Eine bilanzielle Hilfestellung mag man von der internationalen Rechnungslegung erwarten. Sie zeichnet sich bekanntlich durch eine höhere Änderungsdynamik aus und greift aktuelle Entwicklungen schneller auf. Zudem hat der deutsche Gesetzgeber die Weichen für die Bilanzierung immaterieller Vermögenswerte schon mit dem BilMoG klar in Richtung IFRS gestellt. 
Aber auch beim Blick nach London bleibt der Erkenntnisgewinn überschaubar. Immerhin hat sich das IFRS Interpretations Committee (IFRS IC) Ende letzten Jahres eingehend mit einer Anfrage zur Bilanzierung von Cloud Computing-Vereinbarungen befasst. Nach seiner Auffassung können derartige Vereinbarungen je nach Ausgestaltung zum Ansatz eines „Software Asset“ beim Anwender veranlassen oder als Dienstleistungsvertrag zu deuten sein. Grundlage für die Aktivierung eines Vermögenswerts kann ein Leasingvertrag oder ein anderes Vertragsverhältnis sein, das die Beherrschung (Control) über die Software auf den Anwender überträgt (vgl. IFRIC Update November 2018). Diese Möglichkeiten mag man durchaus auch nach HGB in den Blick nehmen.

Frage nach dem wirtschaftlichen Eigentum ist entscheidend

Sie führen indes zurück zum Ausgangspunkt, nämlich zu der Frage, wann das wirtschaftliche Eigentum an der Software auf den Nutzer übergeht. Es bedarf keiner großen Fantasie, um die Streitanfälligkeit dieser Beurteilung zu erkennen. So ist keineswegs klar, wann überhaupt ein Leasingverhältnis anzunehmen ist. Kaum weniger ermessensbehaftet ist die Entscheidung, unter welchen Voraussetzungen der Anwender kraft eines bloßen Nutzungsvertrags wirtschaftlich wie ein Eigentümer der Software dasteht. 

Ein Blick auf die US GAAP-Regelung ist hilfreich

Pragmatischer als die wenig griffigen Erwägungen des IFRS IC fällt die Antwort der US GAAP aus. Danach soll eine Cloud Computing-Vereinbarung dann zur Aktivierung eines immateriellen Vermögenswerts beim Nutzer führen, wenn diesem

  1. das Recht zusteht, sich die Software jederzeit ohne signifikante Strafe anzueignen, und 
  2. es möglich ist, die Applikation auf seiner eigenen Hardware zu betreiben oder durch einen Dritten bereitstellen zu lassen.

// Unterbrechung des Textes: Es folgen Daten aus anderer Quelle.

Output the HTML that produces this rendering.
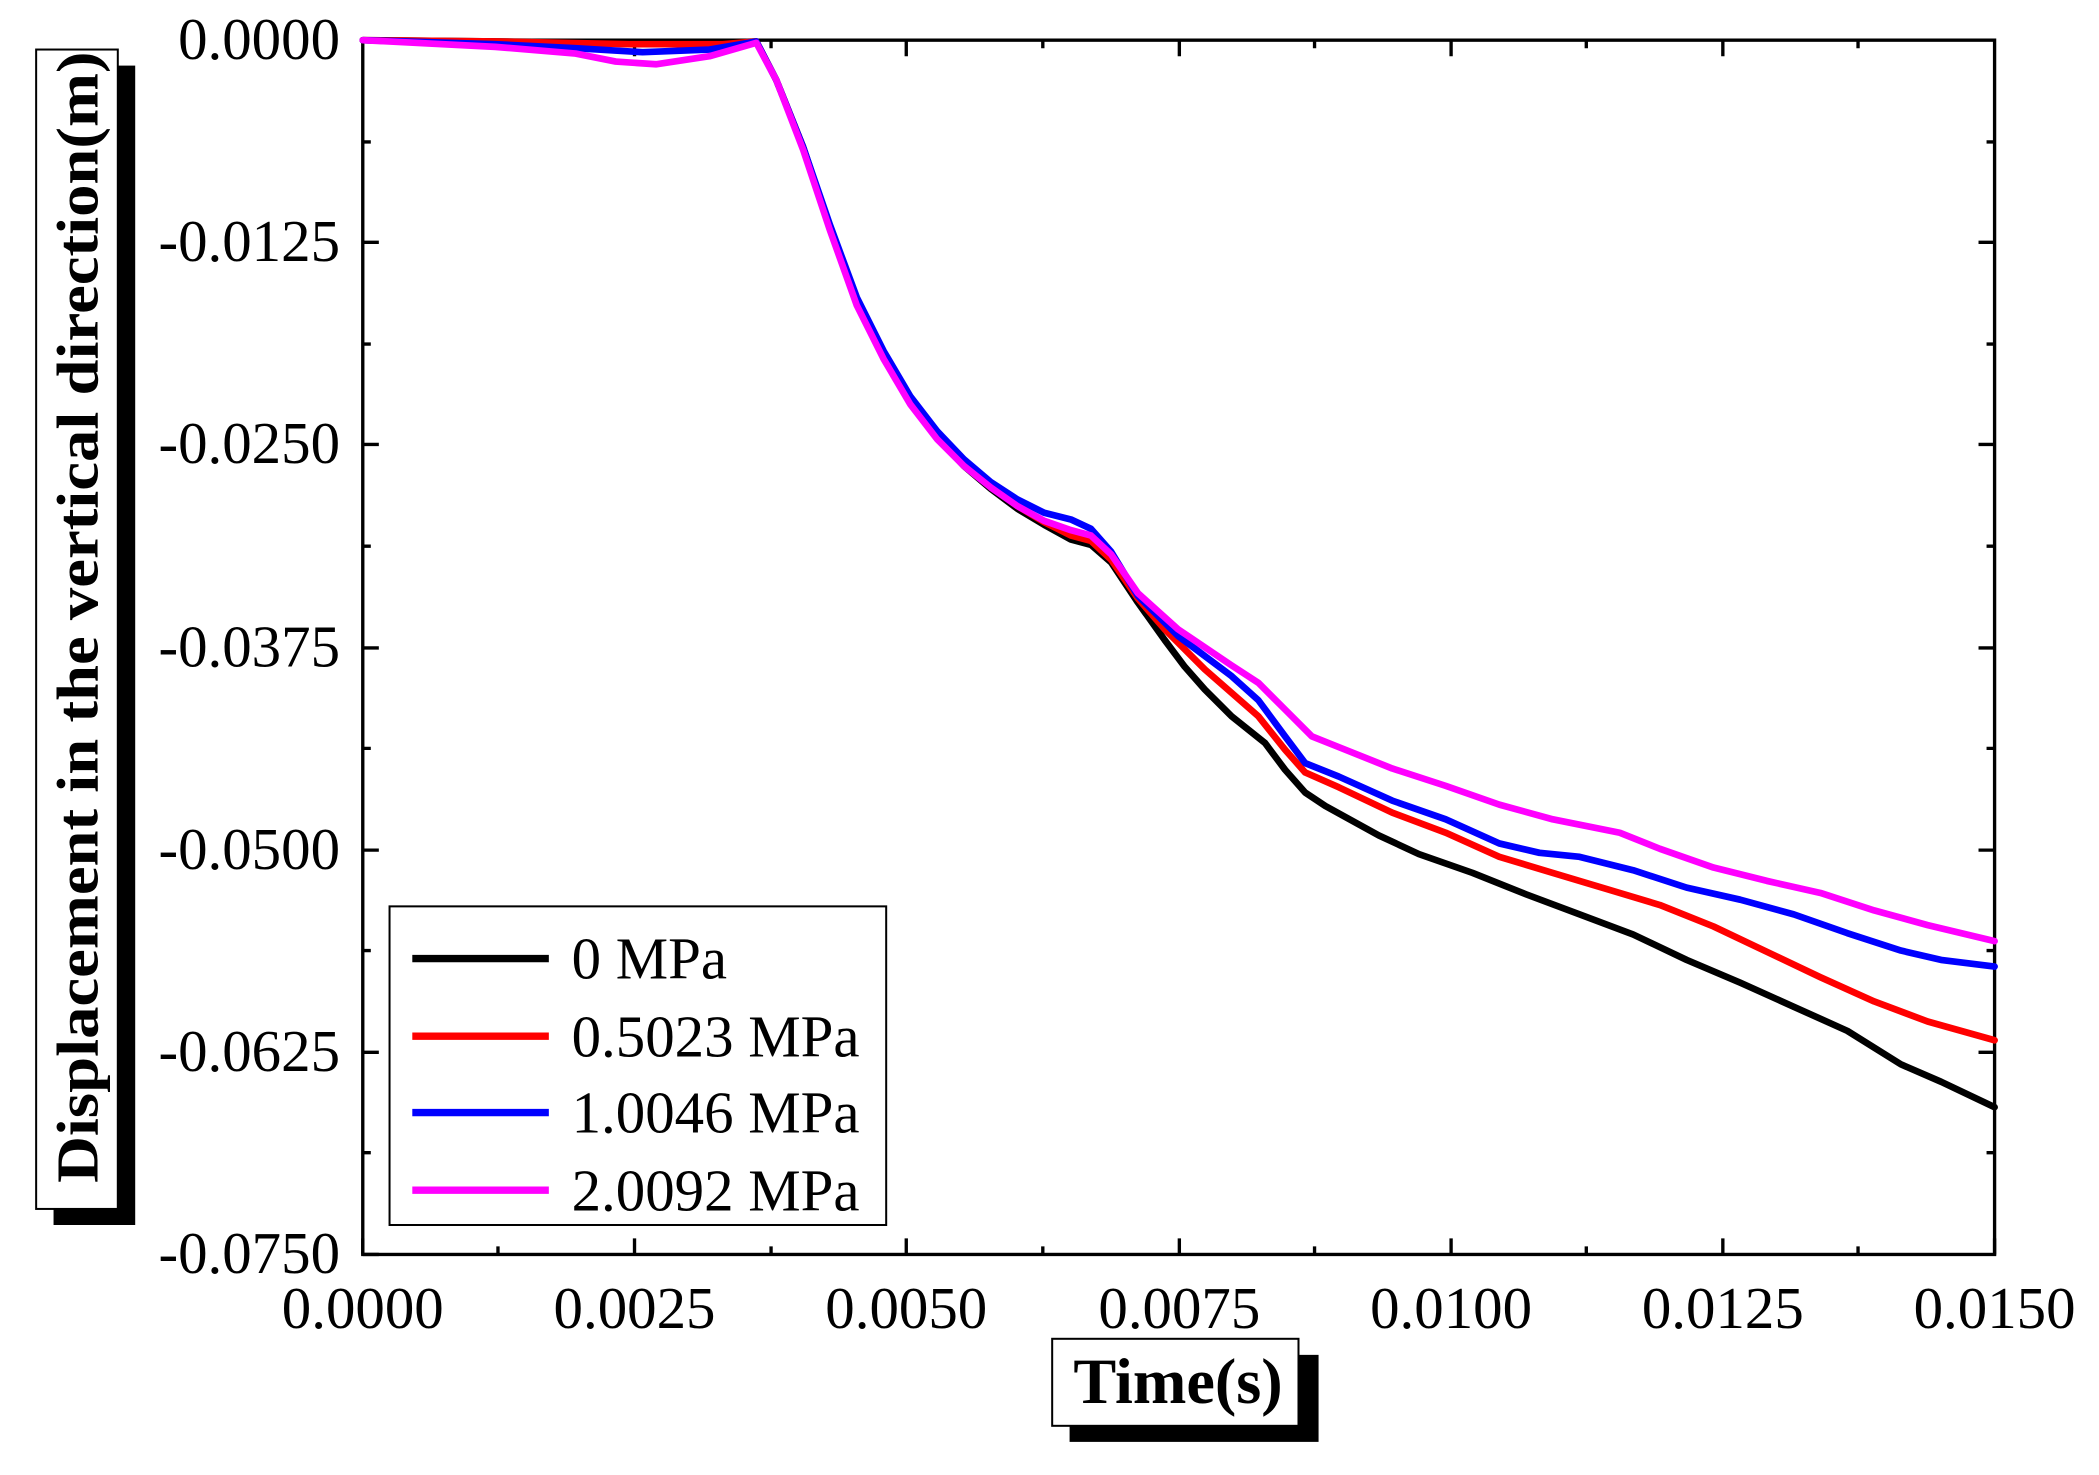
<!DOCTYPE html>
<html><head><meta charset="utf-8"><style>html,body{margin:0;padding:0;background:#fff}</style></head>
<body>
<svg width="2099" height="1470" viewBox="0 0 1568 1098" preserveAspectRatio="none" xmlns="http://www.w3.org/2000/svg" font-family="Liberation Serif, serif">
<rect width="1568" height="1098" fill="#fff"/>
<g stroke="#000" stroke-width="2.5" fill="none">
<rect x="271" y="30" width="1219" height="907"/>
<path d="M271,937v-12M474,937v-12M677,937v-12M881,937v-12M1084,937v-12M1287,937v-12M1490,937v-12
M372,937v-6M576,937v-6M779,937v-6M982,937v-6M1185,937v-6M1388,937v-6
M474,30v12M677,30v12M881,30v12M1084,30v12M1287,30v12
M372,30v6M576,30v6M779,30v6M982,30v6M1185,30v6M1388,30v6"/>
<path d="M271,30h12M271,181h12M271,332h12M271,484h12M271,635h12M271,786h12M271,937h12
M271,106h6M271,257h6M271,408h6M271,559h6M271,710h6M271,861h6
M1490,181h-12M1490,332h-12M1490,484h-12M1490,635h-12M1490,786h-12
M1490,106h-6M1490,257h-6M1490,408h-6M1490,559h-6M1490,710h-6M1490,861h-6"/>
</g>
<g font-size="44" text-anchor="end">
<text x="254" y="44">0.0000</text>
<text x="254" y="195">-0.0125</text>
<text x="254" y="346">-0.0250</text>
<text x="254" y="498">-0.0375</text>
<text x="254" y="649">-0.0500</text>
<text x="254" y="800">-0.0625</text>
<text x="254" y="951">-0.0750</text>
</g>
<g font-size="44" text-anchor="middle">
<text x="271" y="992">0.0000</text>
<text x="474" y="992">0.0025</text>
<text x="677" y="992">0.0050</text>
<text x="881" y="992">0.0075</text>
<text x="1084" y="992">0.0100</text>
<text x="1287" y="992">0.0125</text>
<text x="1490" y="992">0.0150</text>
</g>
<g fill="none" stroke-width="5" stroke-linejoin="round" stroke-linecap="round">
<polyline stroke="#000" points="271,30 370,31 470,32 540,32 565,31 580,60 600,110 620,170 640,225 660,265 680,300 700,327 720,348 740,365 760,380 780,392 800,403 815,407 830,420 850,450 870,478 885,498 900,515 920,535 945,555 960,575 975,592 990,602 1010,613 1030,624 1060,638 1100,652 1140,668 1180,683 1220,698 1260,717 1300,734 1340,752 1380,770 1420,795 1450,808 1490,827"/>
<polyline stroke="#f00" points="271,30 370,31 470,33 540,33 565,31 580,60 600,110 620,170 640,225 660,265 680,300 700,326 720,347 740,363 760,378 780,390 800,400 815,404 830,418 850,447 870,470 900,500 940,535 960,560 975,577 1000,588 1040,607 1080,622 1120,640 1160,652 1200,664 1240,676 1280,692 1320,711 1360,730 1400,748 1440,763 1490,777"/>
<polyline stroke="#00f" points="271,30 370,33 430,36 480,39 530,37 565,31 580,60 600,110 620,168 640,222 660,262 680,296 700,322 720,343 740,360 760,373 780,383 800,388 815,395 830,412 850,445 880,475 920,505 940,523 960,550 975,570 1000,580 1040,598 1080,612 1120,630 1150,637 1180,640 1220,650 1260,663 1300,672 1340,683 1380,697 1420,710 1450,717 1490,722"/>
<polyline stroke="#f0f" points="271,30 370,35 430,40 460,46 490,48 530,42 565,32 580,60 600,112 620,172 640,228 660,268 680,302 700,328 720,348 740,364 760,378 780,389 800,396 815,400 830,414 850,443 880,470 920,497 940,510 960,530 980,550 1000,558 1040,574 1080,587 1120,601 1160,612 1210,622 1240,634 1280,648 1320,658 1360,667 1400,680 1440,691 1490,703"/>
</g>
<rect x="291" y="677" width="371" height="238" fill="#fff" stroke="#000" stroke-width="1.5"/>
<g stroke-width="5.5">
<line x1="308" y1="716" x2="410" y2="716" stroke="#000"/>
<line x1="308" y1="774" x2="410" y2="774" stroke="#f00"/>
<line x1="308" y1="831" x2="410" y2="831" stroke="#00f"/>
<line x1="308" y1="889" x2="410" y2="889" stroke="#f0f"/>
</g>
<g font-size="44">
<text x="427" y="731">0 MPa</text>
<text x="427" y="789">0.5023 MPa</text>
<text x="427" y="846">1.0046 MPa</text>
<text x="427" y="904">2.0092 MPa</text>
</g>
<rect x="40" y="49" width="61" height="866" fill="#000"/>
<rect x="27" y="37" width="61" height="866" fill="#fff" stroke="#000" stroke-width="1.5"/>
<text transform="translate(73,461) rotate(-90)" text-anchor="middle" font-size="44" font-weight="bold" textLength="845" lengthAdjust="spacingAndGlyphs">Displacement in the vertical direction(m)</text>
<rect x="799" y="1012" width="186" height="65" fill="#000"/>
<rect x="786" y="1000" width="184" height="65" fill="#fff" stroke="#000" stroke-width="1.5"/>
<text x="880" y="1048" text-anchor="middle" font-size="48" font-weight="bold">Time(s)</text>
</svg>
</body></html>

An eine Behandlung der Vereinbarung nach den Vorschriften für Leasingverhältnisse denkt der Standardsetzer nicht (vgl. ASU 2015-05).

Trotz hilfreicher Orientierung an US GAAP weiter Unklarheiten zum Thema Softwarebilanzierung

Dieser Beurteilungsansatz hat auch aus HGB-Sicht einen gewissen Charme. Inhaltlich weist er eine Nähe zur Position des BFH auf, der das wirtschaftliche Eigentum an einem Wirtschaftsgut an der tatsächlichen Sachherrschaft des rechtlichen Nichteigentümers festmacht. Indem er mit der Möglichkeit zur Aneignung der Software zudem ein relativ einfaches Unterscheidungsmerkmal zwischen Erwerb und Dienstleistung einführt, vermeidet er komplexe Ermessensentscheidungen. Die prinzipiengeleiteten Rechnungslegungsvorschriften des HGB lassen allerdings durchaus Raum für andere Erwägungen. Auch mit Blick auf die wachsende Bedeutung cloud-basierter Softwarelösungen wird daher das letzte Wort zu dieser Thematik noch lange nicht geschrieben sein.